T1R2 - Taste receptor type 1 member 2 is a protein that in humans is encoded by the TAS1R2 gene.

The sweet taste receptor is predominantly formed as a dimer of T1R2 and T1R3 by which different organisms sense this taste. The mammalian sweet taste receptor was first characterized by Charles Zuker lab in 2001.

In songbirds, however, the T1R2 monomer does not exist, and they sense the sweet taste through the umami taste receptor (T1R1 and T1R3) as a result of an evolutionary change that it has undergone.

The human TAS1R2 gene, located on chromosome 1 at band p36.13 (coordinates 18,839,599–18,859,660 on the reverse strand, GRCh38), encodes a class C G protein-coupled receptor involved in sweet taste perception. The gene spans six exons and produces a protein of 839 amino acids that forms a functional heterodimer with TAS1R3 to detect sweet compounds. Its regulatory region contains multiple promoters and transcription factor binding sites, supporting tissue-specific expression. Genetic variation in TAS1R2 has been linked to differences in sweet taste sensitivity, sugar intake, and metabolic traits.

T1R2+3 expressing cells are found in circumvallate papillae and foliate papillae near the back of the tongue and palate taste receptor cells in the roof of the mouth. These cells are shown to synapse upon the chorda tympani and glossopharyngeal nerves to send their signals to the brain. T1R and T2R (bitter) channels are not expressed together in taste buds.
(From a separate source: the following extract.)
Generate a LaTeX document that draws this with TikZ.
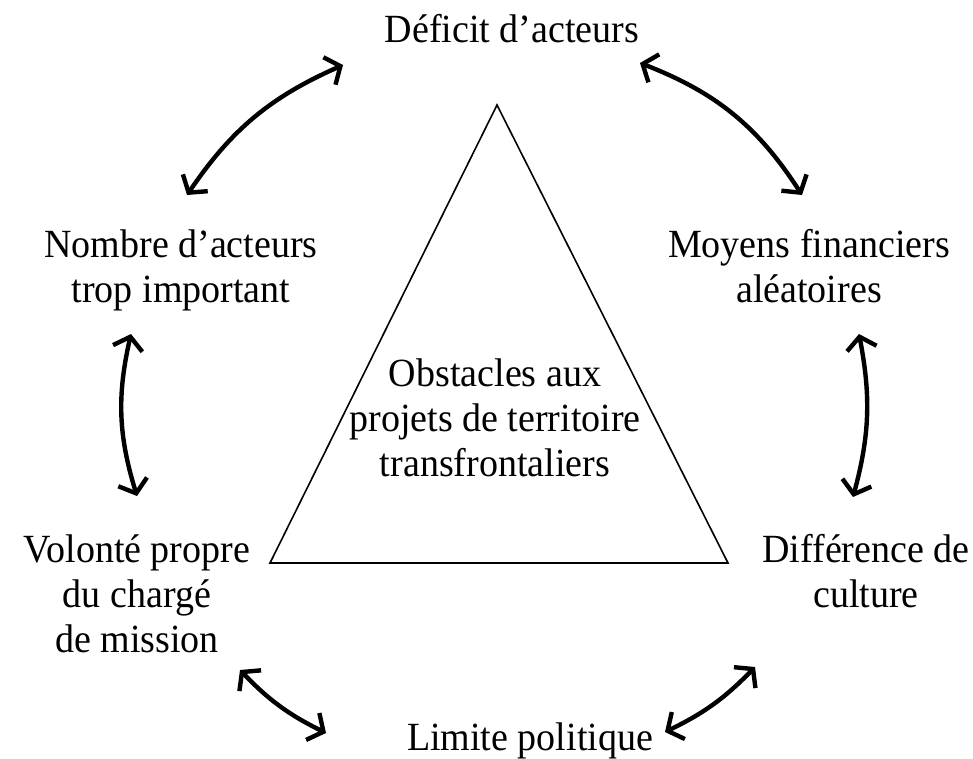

The TAS1R2 protein is a member of the class C G protein-coupled receptor (GPCR) family and plays a critical role in sweet taste perception as part of the TAS1R2/TAS1R3 heterodimer. Structurally, TAS1R2 features a large extracellular N-terminal domain known as the Venus flytrap domain (VFD), which is responsible for binding a wide range of sweet-tasting compounds, including natural sugars and high-potency sweeteners. This VFD is connected to a seven-transmembrane domain (TMD) by a cysteine-rich domain (CRD), forming the canonical architecture of class C GPCRs. The TMD itself consists of seven alpha-helical segments that span the cell membrane and are involved in signal transduction. The integrity of the structure is further stabilized by multiple disulfide bridges within the VFD, CRD, and between domains. The overall architecture allows for ligand-induced conformational changes that are transmitted from the VFD through the CRD to the TMD, ultimately leading to G protein activation and downstream signaling.
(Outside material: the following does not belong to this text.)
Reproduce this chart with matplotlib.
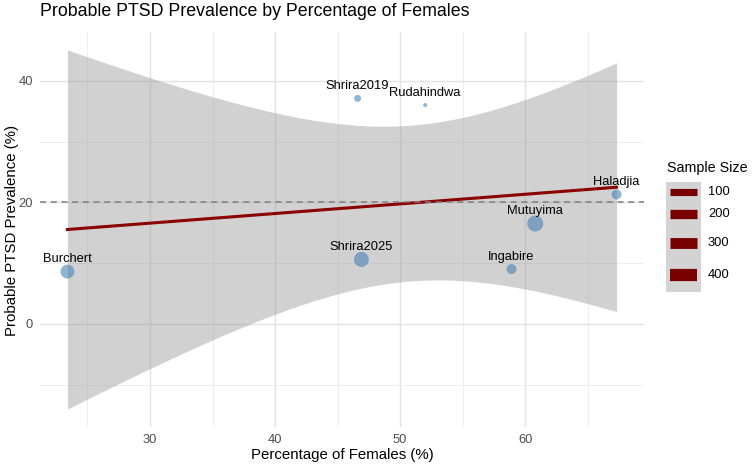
# PTSD prevalence vs share of female participants, with a linear fit and 95% band.

import numpy as np
import matplotlib.pyplot as plt
from matplotlib.patches import Rectangle
from matplotlib.lines import Line2D

plt.rcParams['font.family'] = ['Liberation Sans', 'DejaVu Sans']

# Data
studies = ['Burchert', 'Shrira2019', 'Rudahindwa', 'Shrira2025',
           'Mutuyima', 'Ingabire', 'Haladjia']
pct_female = [23.4, 46.6, 52.0, 46.9, 60.8, 58.9, 67.3]
ptsd_prev = [8.6, 37.1, 36.0, 10.6, 16.5, 9.0, 21.3]
sample_size = [320, 56, 30, 383, 450, 135, 135]
size_breaks = [100, 200, 300, 400]

W, H = 752, 466
n_min, n_max = min(sample_size), max(sample_size)


def diam_px(n):
    # area scale, like ggplot's scale_size
    t = np.clip((np.asarray(n, float) - n_min) / (n_max - n_min), 0, 1)
    return 4 + 12 * np.sqrt(t)


fig = plt.figure(figsize=(W / 100, H / 100), dpi=100)
ax = fig.add_axes([40 / W, 1 - 427 / H, (644 - 40) / W, (427 - 32) / H])

# Linear model and 95% confidence band
x = np.array(pct_female)
y = np.array(ptsd_prev)
n = len(x)
b, a = np.polyfit(x, y, 1)
xs = np.linspace(x.min(), x.max(), 100)
fit = a + b * xs
resid = y - (a + b * x)
s = np.sqrt(np.sum(resid ** 2) / (n - 2))
se = s * np.sqrt(1 / n + (xs - x.mean()) ** 2 / np.sum((x - x.mean()) ** 2))
t_crit = 2.570582  # t(0.975, df=5)
lo, hi = fit - t_crit * se, fit + t_crit * se

ax.fill_between(xs, lo, hi, color='#999999', alpha=0.45, lw=0, zorder=1)
ax.plot(xs, fit, color='#8B0000', lw=2.2, zorder=2)
ax.axhline(20, color='#7F7F7F', ls=(0, (4, 3)), lw=1.1, zorder=3)

sizes = (diam_px(sample_size) * 0.72) ** 2
ax.scatter(x, y, s=sizes, color='#4682B4', alpha=0.6, lw=0, zorder=4)
for name, xi, yi in zip(studies, x, y):
    ax.text(xi, yi + 2, name, ha='center', va='center', fontsize=9.3,
            color='black', zorder=5)

# Limits with 5% expansion
xr = x.max() - x.min()
ax.set_xlim(x.min() - 0.05 * xr, x.max() + 0.05 * xr)
ymin, ymax = min(lo.min(), y.min()), max(hi.max(), y.max())
yr = ymax - ymin
ax.set_ylim(ymin - 0.05 * yr, ymax + 0.05 * yr)

ax.set_xticks([30, 40, 50, 60])
ax.set_xticks([25, 35, 45, 55, 65], minor=True)
ax.set_yticks([0, 20, 40])
ax.set_yticks([-10, 10, 30], minor=True)
ax.grid(which='major', color='#E3E3E3', lw=1.0)
ax.grid(which='minor', color='#EBEBEB', lw=0.6)
ax.set_axisbelow(True)
for sp in ax.spines.values():
    sp.set_visible(False)
ax.tick_params(which='both', length=0, labelsize=9.3, labelcolor='#4D4D4D')
ax.tick_params(axis='x', pad=5)
ax.tick_params(axis='y', pad=5)

# Titles
fig.text(40 / W, 1 - 12 / H, 'Probable PTSD Prevalence by Percentage of Females',
         ha='left', va='center', fontsize=12.8)
fig.text(342 / W, 1 - 455 / H, 'Percentage of Females (%)',
         ha='center', va='center', fontsize=10.8)
fig.text(12 / W, 1 - 230 / H, 'Probable PTSD Prevalence (%)',
         ha='center', va='center', rotation=90, fontsize=10.8)

# Legend drawn by hand
fig.text(667 / W, 1 - 168 / H, 'Sample Size', ha='left', va='center', fontsize=10.3)
fig.patches.append(Rectangle((666 / W, 1 - 292 / H), 35 / W, 110 / H,
                             transform=fig.transFigure, color='#D3D3D3', lw=0))
key_y = [192, 214, 243, 275]
for brk, ky in zip(size_breaks, key_y):
    lw = float(diam_px(brk)) * 0.8 * 0.72
    fig.lines.append(Line2D([670 / W, 697 / W], [1 - ky / H, 1 - ky / H],
                            transform=fig.transFigure, color='#7A0000', lw=lw,
                            solid_capstyle='butt'))
    fig.text(708 / W, 1 - ky / H, str(brk), ha='left', va='center', fontsize=9.3)

fig.savefig('out.png', dpi=100)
The atomic structure of human sweet taste receptor (T1R2+T1R3) was resolved at 2024 by the same group that discovered the receptor.

The TAS1R2 protein is a crucial component of the sweet taste receptor, functioning primarily as part of a heterodimer with TAS1R3. This receptor complex is responsible for detecting a wide variety of sweet compounds, including natural sugars, artificial sweeteners, and some amino acids, in taste bud cells of the tongue. Upon binding of sweet molecules to the extracellular Venus flytrap domain of TAS1R2, the receptor undergoes conformational changes that trigger intracellular signaling cascades via G protein activation, ultimately leading to the perception of sweetness. Beyond its role in taste, TAS1R2 is also expressed in other tissues, such as skeletal muscle and the intestine, where it acts as a nutrient sensor. In skeletal muscle, TAS1R2 detects ambient glucose levels and regulates metabolic pathways by modulating NAD homeostasis and mitochondrial function through an ERK1/2-PARP1 signaling axis, thereby influencing muscle fitness and energy metabolism. Additionally, TAS1R2 activity in the gut can affect glucose absorption and insulin release, linking sweet taste perception to broader metabolic regulation. Genetic variations in TAS1R2 have been shown to influence individual differences in sweet taste sensitivity, sugar intake, and metabolic responses to glucose.